In your copy, leave out the pictures; write out all the data exactly.

** begin **

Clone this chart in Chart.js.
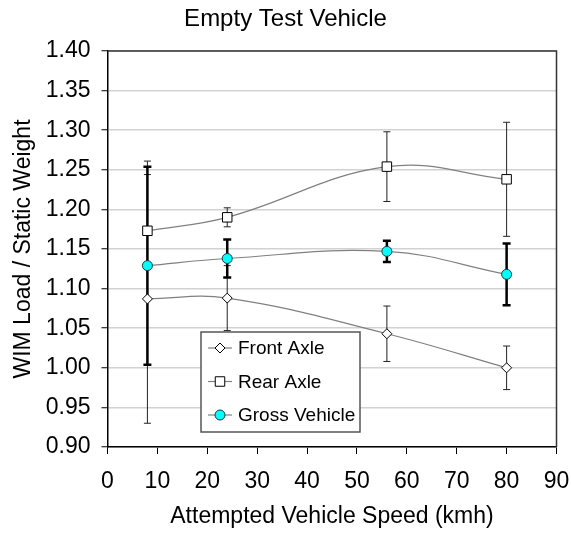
<!DOCTYPE html>
<html>
<head>
<meta charset="utf-8">
<script src="https://cdn.jsdelivr.net/npm/chart.js@4/dist/chart.umd.min.js"></script>
<style>
  html, body { margin: 0; padding: 0; background: #fff; }
  #wrap { width: 571px; height: 533px; }
</style>
</head>
<body>
<div id="wrap"><canvas id="wimChart" width="571" height="533"></canvas></div>
<script>
/* ── data ── */
const speeds       = [8, 24, 56, 80];
const frontAxle    = [1.087, 1.088, 1.043, 1.000];
const frontErr     = [0.157, 0.041, 0.035, 0.0275];
const rearAxle     = [1.173, 1.190, 1.254, 1.238];
const rearErr      = [0.088, 0.012, 0.044, 0.072];
const grossVehicle = [1.129, 1.138, 1.147, 1.118];
const grossErr     = [0.125, 0.024, 0.0135, 0.039];
const xTickValues  = [0, 10, 20, 30, 40, 50, 60, 70, 80, 90];
const yTickValues  = [0.90, 0.95, 1.00, 1.05, 1.10, 1.15, 1.20, 1.25, 1.30, 1.35, 1.40];

const FONT = '"Liberation Sans", Arial, sans-serif';

function points(vals){ return speeds.map((s, i) => ({ x: s, y: vals[i] })); }

/* ── error bars, frame, titles, in-plot legend ── */
const overlay = {
  id: 'overlay',
  beforeDatasetsDraw(chart){
    const { ctx, scales: { x, y } } = chart;
    const sets = [
      { vals: frontAxle,    err: frontErr, w: 1,   cap: 3.5, color: '#222' },
      { vals: rearAxle,     err: rearErr,  w: 1,   cap: 3.5, color: '#222' },
      { vals: grossVehicle, err: grossErr, w: 2.5, cap: 4,   color: '#000' }
    ];
    ctx.save();
    sets.forEach(s => {
      ctx.strokeStyle = s.color;
      ctx.lineWidth = s.w;
      speeds.forEach((sp, i) => {
        const px  = x.getPixelForValue(sp);
        const top = y.getPixelForValue(s.vals[i] + s.err[i]);
        const bot = y.getPixelForValue(s.vals[i] - s.err[i]);
        ctx.beginPath();
        ctx.moveTo(px, top); ctx.lineTo(px, bot);
        ctx.moveTo(px - s.cap, top); ctx.lineTo(px + s.cap, top);
        ctx.moveTo(px - s.cap, bot); ctx.lineTo(px + s.cap, bot);
        ctx.stroke();
      });
    });
    ctx.restore();
  },
  afterDraw(chart){
    const { ctx, chartArea: a } = chart;
    ctx.save();
    // top + right frame
    ctx.strokeStyle = '#333';
    ctx.lineWidth = 1.5;
    ctx.beginPath();
    ctx.moveTo(a.left, a.top); ctx.lineTo(a.right, a.top); ctx.lineTo(a.right, a.bottom);
    ctx.stroke();

    ctx.fillStyle = '#000';
    ctx.textAlign = 'center';
    ctx.textBaseline = 'middle';
    ctx.font = `24px ${FONT}`;
    ctx.fillText('Empty Test Vehicle', 285.5, 19);
    ctx.font = `23px ${FONT}`;
    ctx.fillText('Attempted Vehicle Speed (kmh)', (a.left + a.right) / 2, 517);
    ctx.translate(24, (a.top + a.bottom) / 2);
    ctx.rotate(-Math.PI / 2);
    ctx.fillText('WIM Load / Static Weight', 0, 0);
    ctx.setTransform(1, 0, 0, 1, 0, 0);

    // legend box
    const lx = 201, ly = 332, lw = 159, lh = 100;
    ctx.fillStyle = '#fff';
    ctx.fillRect(lx, ly, lw, lh);
    ctx.strokeStyle = '#555';
    ctx.lineWidth = 1.5;
    ctx.strokeRect(lx, ly, lw, lh);

    const items = chart.data.datasets;
    const rows = [348, 381.5, 415];
    ctx.font = `19px ${FONT}`;
    ctx.textAlign = 'left';
    items.forEach((ds, i) => {
      const cy = rows[i];
      ctx.strokeStyle = '#808080';
      ctx.lineWidth = 1.2;
      ctx.beginPath(); ctx.moveTo(208, cy); ctx.lineTo(232, cy); ctx.stroke();
      ctx.fillStyle = ds.pointBackgroundColor;
      ctx.strokeStyle = ds.pointBorderColor;
      ctx.lineWidth = 1;
      ctx.beginPath();
      if (ds.pointStyle === 'rectRot'){
        const r = ds.pointRadius;
        ctx.moveTo(220, cy - r); ctx.lineTo(220 + r, cy); ctx.lineTo(220, cy + r); ctx.lineTo(220 - r, cy); ctx.closePath();
      } else if (ds.pointStyle === 'rect'){
        const h = ds.pointRadius * Math.SQRT1_2;
        ctx.rect(220 - h, cy - h, 2 * h, 2 * h);
      } else {
        ctx.arc(220, cy, ds.pointRadius, 0, Math.PI * 2);
      }
      ctx.fill(); ctx.stroke();
      ctx.fillStyle = '#000';
      ctx.fillText(ds.label, 238, cy + 1);
    });
    ctx.restore();
  }
};

const lineBase = { borderColor: '#808080', borderWidth: 1.2, tension: 0.4, pointBorderWidth: 1, pointHoverRadius: 5 };

new Chart(document.getElementById('wimChart'), {
  type: 'line',
  data: {
    datasets: [
      { ...lineBase, label: 'Front Axle',    data: points(frontAxle),    order: 3,
        pointStyle: 'rectRot', pointRadius: 5,   pointBackgroundColor: '#fff',    pointBorderColor: '#000' },
      { ...lineBase, label: 'Rear Axle',     data: points(rearAxle),     order: 2,
        pointStyle: 'rect',    pointRadius: 6.7, pointBackgroundColor: '#fff',    pointBorderColor: '#000' },
      { ...lineBase, label: 'Gross Vehicle', data: points(grossVehicle), order: 1,
        pointStyle: 'circle',  pointRadius: 5,   pointBackgroundColor: '#00ffff', pointBorderColor: '#1a3a3a' }
    ]
  },
  options: {
    responsive: false,
    animation: false,
    devicePixelRatio: 1,
    layout: { padding: { top: 51, right: 14.5, bottom: 0, left: 0 } },
    plugins: { legend: { display: false }, title: { display: false }, tooltip: { enabled: false } },
    scales: {
      x: {
        type: 'linear', min: 0, max: 90,
        afterFit: s => { s.height = 86; s.paddingLeft = 0; s.paddingRight = 0; },
        afterBuildTicks: s => { s.ticks = xTickValues.map(v => ({ value: v })); },
        ticks: { color: '#000', font: { family: FONT, size: 23 }, padding: 14, maxRotation: 0 },
        grid: { drawOnChartArea: false, drawTicks: true, tickLength: 7, tickColor: '#000', tickWidth: 1 },
        border: { display: true, color: '#000', width: 1.5 }
      },
      y: {
        type: 'linear', min: 0.9, max: 1.4,
        afterFit: s => { s.width = 107.5; },
        afterBuildTicks: s => { s.ticks = yTickValues.map(v => ({ value: v })); },
        ticks: { color: '#000', font: { family: FONT, size: 23 }, padding: 11, callback: v => Number(v).toFixed(2) },
        grid: { color: '#d2d2d2', lineWidth: 1.5, tickLength: 6, tickColor: '#000', tickWidth: 1 },
        border: { display: true, color: '#000', width: 1.5 }
      }
    }
  },
  plugins: [overlay]
});
</script>
</body>
</html>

** end **

* [OUTPUT OF THE TASK]
Clone this chart in Chart.js.
<!DOCTYPE html>
<html>
<head>
<meta charset="utf-8">
<script src="https://cdn.jsdelivr.net/npm/chart.js@4/dist/chart.umd.min.js"></script>
<style>
  html, body { margin: 0; padding: 0; background: #fff; }
  #wrap { width: 571px; height: 533px; }
</style>
</head>
<body>
<div id="wrap"><canvas id="wimChart" width="571" height="533"></canvas></div>
<script>
/* ── data ── */
const speeds       = [8, 24, 56, 80];
const frontAxle    = [1.087, 1.088, 1.043, 1.000];
const frontErr     = [0.157, 0.041, 0.035, 0.0275];
const rearAxle     = [1.173, 1.190, 1.254, 1.238];
const rearErr      = [0.088, 0.012, 0.044, 0.072];
const grossVehicle = [1.129, 1.138, 1.147, 1.118];
const grossErr     = [0.125, 0.024, 0.0135, 0.039];
const xTickValues  = [0, 10, 20, 30, 40, 50, 60, 70, 80, 90];
const yTickValues  = [0.90, 0.95, 1.00, 1.05, 1.10, 1.15, 1.20, 1.25, 1.30, 1.35, 1.40];

const FONT = '"Liberation Sans", Arial, sans-serif';

function points(vals){ return speeds.map((s, i) => ({ x: s, y: vals[i] })); }

/* ── error bars, frame, titles, in-plot legend ── */
const overlay = {
  id: 'overlay',
  beforeDatasetsDraw(chart){
    const { ctx, scales: { x, y } } = chart;
    const sets = [
      { vals: frontAxle,    err: frontErr, w: 1,   cap: 3.5, color: '#222' },
      { vals: rearAxle,     err: rearErr,  w: 1,   cap: 3.5, color: '#222' },
      { vals: grossVehicle, err: grossErr, w: 2.5, cap: 4,   color: '#000' }
    ];
    ctx.save();
    sets.forEach(s => {
      ctx.strokeStyle = s.color;
      ctx.lineWidth = s.w;
      speeds.forEach((sp, i) => {
        const px  = x.getPixelForValue(sp);
        const top = y.getPixelForValue(s.vals[i] + s.err[i]);
        const bot = y.getPixelForValue(s.vals[i] - s.err[i]);
        ctx.beginPath();
        ctx.moveTo(px, top); ctx.lineTo(px, bot);
        ctx.moveTo(px - s.cap, top); ctx.lineTo(px + s.cap, top);
        ctx.moveTo(px - s.cap, bot); ctx.lineTo(px + s.cap, bot);
        ctx.stroke();
      });
    });
    ctx.restore();
  },
  afterDraw(chart){
    const { ctx, chartArea: a } = chart;
    ctx.save();
    // top + right frame
    ctx.strokeStyle = '#333';
    ctx.lineWidth = 1.5;
    ctx.beginPath();
    ctx.moveTo(a.left, a.top); ctx.lineTo(a.right, a.top); ctx.lineTo(a.right, a.bottom);
    ctx.stroke();

    ctx.fillStyle = '#000';
    ctx.textAlign = 'center';
    ctx.textBaseline = 'middle';
    ctx.font = `24px ${FONT}`;
    ctx.fillText('Empty Test Vehicle', 285.5, 19);
    ctx.font = `23px ${FONT}`;
    ctx.fillText('Attempted Vehicle Speed (kmh)', (a.left + a.right) / 2, 517);
    ctx.translate(24, (a.top + a.bottom) / 2);
    ctx.rotate(-Math.PI / 2);
    ctx.fillText('WIM Load / Static Weight', 0, 0);
    ctx.setTransform(1, 0, 0, 1, 0, 0);

    // legend box
    const lx = 201, ly = 332, lw = 159, lh = 100;
    ctx.fillStyle = '#fff';
    ctx.fillRect(lx, ly, lw, lh);
    ctx.strokeStyle = '#555';
    ctx.lineWidth = 1.5;
    ctx.strokeRect(lx, ly, lw, lh);

    const items = chart.data.datasets;
    const rows = [348, 381.5, 415];
    ctx.font = `19px ${FONT}`;
    ctx.textAlign = 'left';
    items.forEach((ds, i) => {
      const cy = rows[i];
      ctx.strokeStyle = '#808080';
      ctx.lineWidth = 1.2;
      ctx.beginPath(); ctx.moveTo(208, cy); ctx.lineTo(232, cy); ctx.stroke();
      ctx.fillStyle = ds.pointBackgroundColor;
      ctx.strokeStyle = ds.pointBorderColor;
      ctx.lineWidth = 1;
      ctx.beginPath();
      if (ds.pointStyle === 'rectRot'){
        const r = ds.pointRadius;
        ctx.moveTo(220, cy - r); ctx.lineTo(220 + r, cy); ctx.lineTo(220, cy + r); ctx.lineTo(220 - r, cy); ctx.closePath();
      } else if (ds.pointStyle === 'rect'){
        const h = ds.pointRadius * Math.SQRT1_2;
        ctx.rect(220 - h, cy - h, 2 * h, 2 * h);
      } else {
        ctx.arc(220, cy, ds.pointRadius, 0, Math.PI * 2);
      }
      ctx.fill(); ctx.stroke();
      ctx.fillStyle = '#000';
      ctx.fillText(ds.label, 238, cy + 1);
    });
    ctx.restore();
  }
};

const lineBase = { borderColor: '#808080', borderWidth: 1.2, tension: 0.4, pointBorderWidth: 1, pointHoverRadius: 5 };

new Chart(document.getElementById('wimChart'), {
  type: 'line',
  data: {
    datasets: [
      { ...lineBase, label: 'Front Axle',    data: points(frontAxle),    order: 3,
        pointStyle: 'rectRot', pointRadius: 5,   pointBackgroundColor: '#fff',    pointBorderColor: '#000' },
      { ...lineBase, label: 'Rear Axle',     data: points(rearAxle),     order: 2,
        pointStyle: 'rect',    pointRadius: 6.7, pointBackgroundColor: '#fff',    pointBorderColor: '#000' },
      { ...lineBase, label: 'Gross Vehicle', data: points(grossVehicle), order: 1,
        pointStyle: 'circle',  pointRadius: 5,   pointBackgroundColor: '#00ffff', pointBorderColor: '#1a3a3a' }
    ]
  },
  options: {
    responsive: false,
    animation: false,
    devicePixelRatio: 1,
    layout: { padding: { top: 51, right: 14.5, bottom: 0, left: 0 } },
    plugins: { legend: { display: false }, title: { display: false }, tooltip: { enabled: false } },
    scales: {
      x: {
        type: 'linear', min: 0, max: 90,
        afterFit: s => { s.height = 86; s.paddingLeft = 0; s.paddingRight = 0; },
        afterBuildTicks: s => { s.ticks = xTickValues.map(v => ({ value: v })); },
        ticks: { color: '#000', font: { family: FONT, size: 23 }, padding: 14, maxRotation: 0 },
        grid: { drawOnChartArea: false, drawTicks: true, tickLength: 7, tickColor: '#000', tickWidth: 1 },
        border: { display: true, color: '#000', width: 1.5 }
      },
      y: {
        type: 'linear', min: 0.9, max: 1.4,
        afterFit: s => { s.width = 107.5; },
        afterBuildTicks: s => { s.ticks = yTickValues.map(v => ({ value: v })); },
        ticks: { color: '#000', font: { family: FONT, size: 23 }, padding: 11, callback: v => Number(v).toFixed(2) },
        grid: { color: '#d2d2d2', lineWidth: 1.5, tickLength: 6, tickColor: '#000', tickWidth: 1 },
        border: { display: true, color: '#000', width: 1.5 }
      }
    }
  },
  plugins: [overlay]
});
</script>
</body>
</html>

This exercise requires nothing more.